The years 2020/2021 are dominated worldwide by the COVID-19 pandemic. The world has come to a standstill and its extent - economically, socially, politically - is still unimaginable. The island of Amrum, which mainly profits from tourism, suffered considerable losses in tourism last year, which has caused economic problems for many islanders. However, the absence of the crowds has also meant that the island's flora and fauna have been able to recover, and the islanders have experienced an island that they had not seen in such beauty in the last 35 years. This shows - future visions do not always have to be negative connotations.
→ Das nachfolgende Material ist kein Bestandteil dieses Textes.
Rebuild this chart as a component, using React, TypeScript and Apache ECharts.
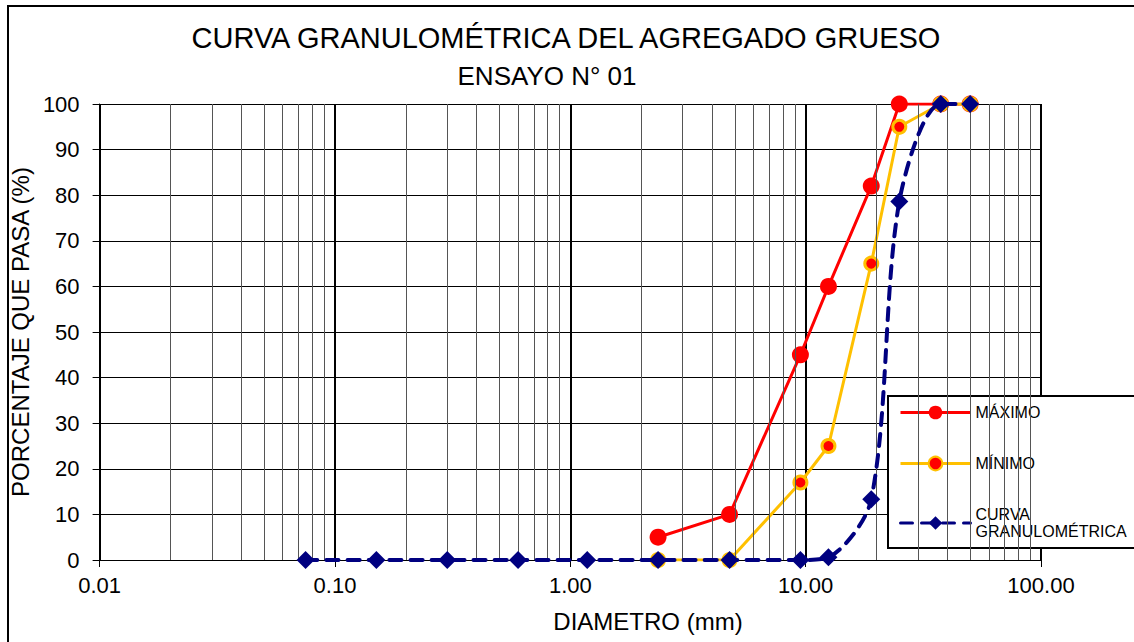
import React, { useEffect, useRef } from 'react';
import * as echarts from 'echarts';

const FONT = '"Liberation Sans", Arial, sans-serif';

const titleText = 'CURVA GRANULOMÉTRICA DEL AGREGADO GRUESO';
const subtitleText = 'ENSAYO N° 01';
const xAxisTitle = 'DIAMETRO (mm)';
const yAxisTitle = 'PORCENTAJE QUE PASA (%)';

const seriesNames = ['MÁXIMO', 'MÍNIMO', 'CURVA\nGRANULOMÉTRICA'];

// Specification limits (sieve sizes in mm)
const limitSizes = [2.36, 4.75, 9.5, 12.5, 19, 25, 37.5, 50];
const maxValues = [5, 10, 45, 60, 82, 100, 100, 100];
const minValues = [0, 0, 17, 25, 65, 95, 100, 100];

// Gradation curve
const curveSizes = [0.075, 0.15, 0.3, 0.6, 1.18, 2.36, 4.75, 9.5, 12.5, 19, 25, 37.5, 50];
const curveValues = [0, 0, 0, 0, 0, 0, 0, 0, 0.6, 13.3, 78.6, 100, 100];

// Minor logarithmic grid lines
const minorGrid = [
  0.02, 0.03, 0.04, 0.05, 0.06, 0.07, 0.08, 0.09,
  0.2, 0.3, 0.4, 0.5, 0.6, 0.7, 0.8, 0.9,
  2, 3, 4, 5, 6, 7, 8, 9,
  20, 30, 40, 50, 60, 70, 80, 90,
];

const xMin = 0.01;
const xMax = 100;
const yMin = 0;
const yMax = 100;
const yInterval = 10;

export default function App() {
  const ref = useRef<HTMLDivElement>(null);

  useEffect(() => {
    if (!ref.current) return;
    const chart = echarts.init(ref.current, undefined, { renderer: 'svg' });
    const pair = (xs: number[], ys: number[]) => xs.map((x, i) => [x, ys[i]]);

    chart.setOption({
      animation: false,
      backgroundColor: '#fff',
      title: [
        {
          text: titleText,
          left: 561,
          textAlign: 'center',
          top: 18,
          textStyle: { fontSize: 29, fontWeight: 'normal', fontFamily: FONT, color: '#000' },
        },
        {
          text: subtitleText,
          left: 542,
          textAlign: 'center',
          top: 58,
          textStyle: { fontSize: 26, fontWeight: 'normal', fontFamily: FONT, color: '#000' },
        },
      ],
      grid: { left: 95, right: 93, top: 104, bottom: 82, containLabel: false },
      legend: {
        orient: 'vertical',
        left: 888,
        top: 396,
        padding: [8, 9, 8, 11],
        itemWidth: 70,
        itemHeight: 17,
        itemGap: 34,
        borderColor: '#000',
        borderWidth: 2,
        borderRadius: 0,
        backgroundColor: '#fff',
        lineStyle: { width: 3 },
        textStyle: { fontSize: 16, lineHeight: 17, fontFamily: FONT, color: '#000' },
        data: seriesNames,
      },
      xAxis: {
        type: 'log',
        logBase: 10,
        min: xMin,
        max: xMax,
        axisLine: { show: true, lineStyle: { color: '#000', width: 1 } },
        axisTick: { show: true, length: 7, lineStyle: { color: '#000' } },
        axisLabel: {
          formatter: (v: number) => Number(v).toFixed(2),
          fontSize: 22,
          color: '#000',
          fontFamily: FONT,
          margin: 14,
        },
        splitLine: { show: true, lineStyle: { color: '#000', width: 2 } },
      },
      yAxis: {
        type: 'value',
        min: yMin,
        max: yMax,
        interval: yInterval,
        name: yAxisTitle,
        nameLocation: 'middle',
        nameGap: 52,
        nameTextStyle: { fontSize: 24, fontFamily: FONT, color: '#000' },
        axisLine: { show: true, lineStyle: { color: '#000', width: 1 } },
        axisTick: { show: true, length: 7, lineStyle: { color: '#000' } },
        axisLabel: { fontSize: 22, color: '#000', fontFamily: FONT, margin: 20 },
        splitLine: { show: true, lineStyle: { color: '#000', width: 1 } },
      },
      graphic: [
        {
          type: 'rect',
          z: -10,
          silent: true,
          shape: { x: 8, y: 6, width: 1200, height: 700 },
          style: { fill: 'none', stroke: '#000', lineWidth: 2 },
        },
        {
          type: 'text',
          x: 648,
          y: 621,
          style: {
            text: xAxisTitle,
            fontSize: 24,
            fontFamily: FONT,
            fill: '#000',
            textAlign: 'center',
            textVerticalAlign: 'middle',
          },
        },
      ],
      series: [
        {
          name: '__grid',
          type: 'line',
          data: [],
          z: 1,
          silent: true,
          markLine: {
            silent: true,
            symbol: 'none',
            label: { show: false },
            lineStyle: { color: '#555', width: 1, type: 'solid' },
            emphasis: { disabled: true },
            data: minorGrid.map((v) => ({ xAxis: v })),
          },
        },
        {
          name: seriesNames[0],
          type: 'line',
          data: pair(limitSizes, maxValues),
          symbol: 'circle',
          symbolSize: 17,
          lineStyle: { color: '#FF0000', width: 3 },
          itemStyle: { color: '#FF0000' },
          z: 3,
        },
        {
          name: seriesNames[1],
          type: 'line',
          data: pair(limitSizes, minValues),
          symbol: 'circle',
          symbolSize: 13,
          lineStyle: { color: '#FFC000', width: 3 },
          itemStyle: { color: '#FF0000', borderColor: '#FFC000', borderWidth: 3 },
          z: 4,
        },
        {
          name: seriesNames[2],
          type: 'line',
          data: pair(curveSizes, curveValues),
          symbol: 'diamond',
          symbolSize: 18,
          smooth: 0.3,
          lineStyle: { color: '#000080', width: 4, type: [12, 9], cap: 'round' },
          itemStyle: { color: '#000080' },
          z: 5,
        },
      ],
    });
    return () => chart.dispose();
  }, []);

  return (
    <div
      ref={ref}
      style={{ position: 'absolute', left: 0, top: 0, width: 1134, height: 642, background: '#fff' }}
    />
  );
}
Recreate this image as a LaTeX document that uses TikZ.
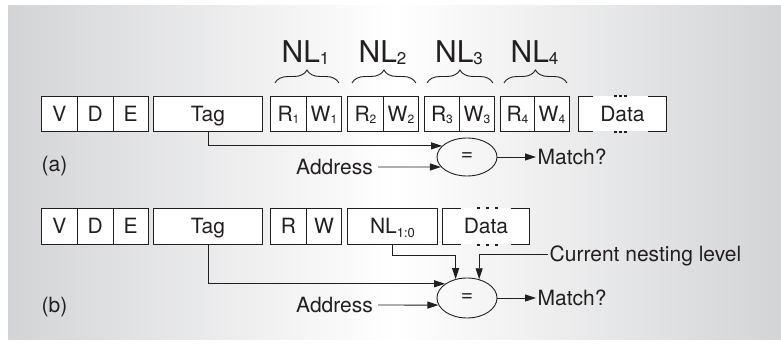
\documentclass[tikz,border=0pt]{standalone}
\usepackage{fontspec}
\setmainfont{TeX Gyre Heros}
\usetikzlibrary{shapes.geometric,arrows.meta,decorations.pathreplacing}
\definecolor{ink}{HTML}{231F20}
\definecolor{bgg}{HTML}{D3D4D6}
\newcommand\subx[1]{\raisebox{-2pt}{\fontsize{12}{12}\selectfont #1}}
\newcommand\subnl[1]{\raisebox{-1.5pt}{\fontsize{17}{17}\selectfont #1}}
\begin{document}
\begin{tikzpicture}[x=1pt,y=-1pt,
  cell/.style={draw=ink, fill=white, line width=0.9pt, anchor=north west, minimum height=35pt,
    inner sep=0pt, text=ink, font=\fontsize{21}{21}\selectfont, text height=15pt, text depth=0pt},
  lbl/.style={text=ink, font=\fontsize{21}{21}\selectfont, inner sep=1.5pt, text height=15pt, text depth=0pt},
  nlstyle/.style={text=ink, font=\fontsize{30}{30}\selectfont, inner sep=0pt, anchor=base},
  ell/.style={draw=ink, line width=0.9pt, ellipse, minimum width=60pt, inner sep=0pt, text=ink,
    font=\fontsize{21}{21}\selectfont},
  arr/.style={draw=ink, line width=0.9pt, -{Triangle[length=11pt,width=7pt]}},
  boxline/.style={draw=ink, line width=0.9pt},
  brc/.style={draw=ink, line width=0.9pt, decorate, decoration={brace, amplitude=13pt}}
]
\useasboundingbox (0,0) rectangle (781,344);
\shade[left color=bgg, right color=bgg, middle color=white] (8,6) rectangle (781,339);

% ---------- row (a) ----------
\node[cell, minimum width=36pt] (va) at (41,96) {V};
\node[cell, minimum width=35.5pt] (da) at (77,96) {D};
\node[cell, minimum width=35.5pt] (eaa) at (112.5,96) {E};
\node[cell, minimum width=109pt] (taga) at (153,96) {Tag};
\node[cell, minimum width=36pt] (r1) at (270,96) {R\subx{1}};
\node[cell, minimum width=35pt] (w1) at (306,96) {W\subx{1}};
\node[cell, minimum width=36pt] (r2) at (347,96) {R\subx{2}};
\node[cell, minimum width=35pt] (w2) at (383,96) {W\subx{2}};
\node[cell, minimum width=35pt] (r3) at (424,96) {R\subx{3}};
\node[cell, minimum width=35pt] (w3) at (459,96) {W\subx{3}};
\node[cell, minimum width=34pt] (r4) at (500,96) {R\subx{4}};
\node[cell, minimum width=35pt] (w4) at (534,96) {W\subx{4}};
\node[cell, draw=none, minimum width=88pt] (dataa) at (578,96) {Data};
\draw[boxline] ([xshift=15pt]dataa.north west) -- (dataa.north west) -- (dataa.south west) -- ([xshift=15pt]dataa.south west);
\draw[boxline] ([xshift=-19pt]dataa.north east) -- (dataa.north east) -- (dataa.south east) -- ([xshift=-19pt]dataa.south east);
\foreach \dx in {-7,-2,3}{
  \fill[ink] ([xshift=\dx pt]dataa.north) ++(-1.3,-1.3) rectangle ++(2.6,2.6);
  \fill[ink] ([xshift=\dx pt]dataa.south) ++(-1.3,-1.3) rectangle ++(2.6,2.6);
}

% braces
\draw[brc] ([xshift=5pt,yshift=13pt]r1.north west) -- ([xshift=-3pt,yshift=13pt]w1.north east);
\draw[brc] ([xshift=5pt,yshift=13pt]r2.north west) -- ([xshift=-3pt,yshift=13pt]w2.north east);
\draw[brc] ([xshift=3pt,yshift=13pt]r3.north west) -- ([xshift=-2pt,yshift=13pt]w3.north east);
\draw[brc] ([xshift=4pt,yshift=13pt]r4.north west) -- ([xshift=-3pt,yshift=13pt]w4.north east);
\node[nlstyle] (nl1) at (305.5,63) {NL\subnl{1}};
\node[nlstyle] (nl2) at (382.5,63) {NL\subnl{2}};
\node[nlstyle] (nl3) at (459,63) {NL\subnl{3}};
\node[nlstyle] (nl4) at (534.5,63) {NL\subnl{4}};

\node[ell, minimum height=38pt] (ea) at (467,157) {=};
\draw[arr] (taga.south) |- (ea.156);
\node[lbl, anchor=east, inner xsep=5pt] (addra) at (378,167) {Address};
\draw[arr] (addra.east) -- (ea.201);
\node[lbl, anchor=west] (ma) at (536,157) {Match?};
\draw[arr] (ea.east) -- (ma.west);
\node[lbl, anchor=west] (la) at (40,164) {(a)};

% ---------- row (b) ----------
\node[cell, minimum width=36pt, minimum height=36pt] (vb) at (41,208) {V};
\node[cell, minimum width=35.5pt, minimum height=36pt] (db) at (77,208) {D};
\node[cell, minimum width=35.5pt, minimum height=36pt] (eb0) at (112.5,208) {E};
\node[cell, minimum width=109pt, minimum height=36pt] (tagb) at (153,208) {Tag};
\node[cell, minimum width=36pt, minimum height=36pt] (rb) at (270,208) {R};
\node[cell, minimum width=35pt, minimum height=36pt] (wb) at (306,208) {W};
\node[cell, minimum width=90pt, minimum height=36pt] (nlb) at (347,208) {NL\raisebox{-4pt}{\fontsize{13}{13}\selectfont 1:0}};
\node[cell, draw=none, minimum width=87pt, minimum height=36pt] (datab) at (442,208) {Data};
\draw[boxline] ([xshift=19pt]datab.north west) -- (datab.north west) -- (datab.south west) -- ([xshift=19pt]datab.south west);
\draw[boxline] ([xshift=-19pt]datab.north east) -- (datab.north east) -- (datab.south east) -- ([xshift=-19pt]datab.south east);
\foreach \dx in {-7.5,1.5,10.5}{
  \fill[ink] ([xshift=\dx pt]datab.north) ++(-1.3,-1.3) rectangle ++(2.6,2.6);
  \fill[ink] ([xshift=\dx pt]datab.south) ++(-1.3,-1.3) rectangle ++(2.6,2.6);
}

\node[ell, minimum height=40pt] (ebb) at (467,298) {=};
\draw[arr] (tagb.south) |- (ebb.147);
\draw[arr] (nlb.south) -- ([yshift=-11pt]nlb.south) -| (ebb.121);
\node[lbl, anchor=west] (cnl) at (548,254) {Current nesting level};
\draw[arr] (cnl.west) -| (ebb.57);
\node[lbl, anchor=east, inner xsep=5pt] (addrb) at (378,305) {Address};
\draw[arr] (addrb.east) -- (ebb.194);
\node[lbl, anchor=west] (mb) at (536,298) {Match?};
\draw[arr] (ebb.east) -- (mb.west);
\node[lbl, anchor=west] (lb) at (40,305) {(b)};
\end{tikzpicture}
\end{document}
This year, curator Valeska Hageney has taken these two aspects as an opportunity to ask artists to create a sketch that deals with the question: What does your world look like in 2100? How and what will change? The focus is not primarily on nature and pandemics. The connections between environment and nature on the one hand and society, politics and economy on the other hand are obvious and the starting point for this year's project.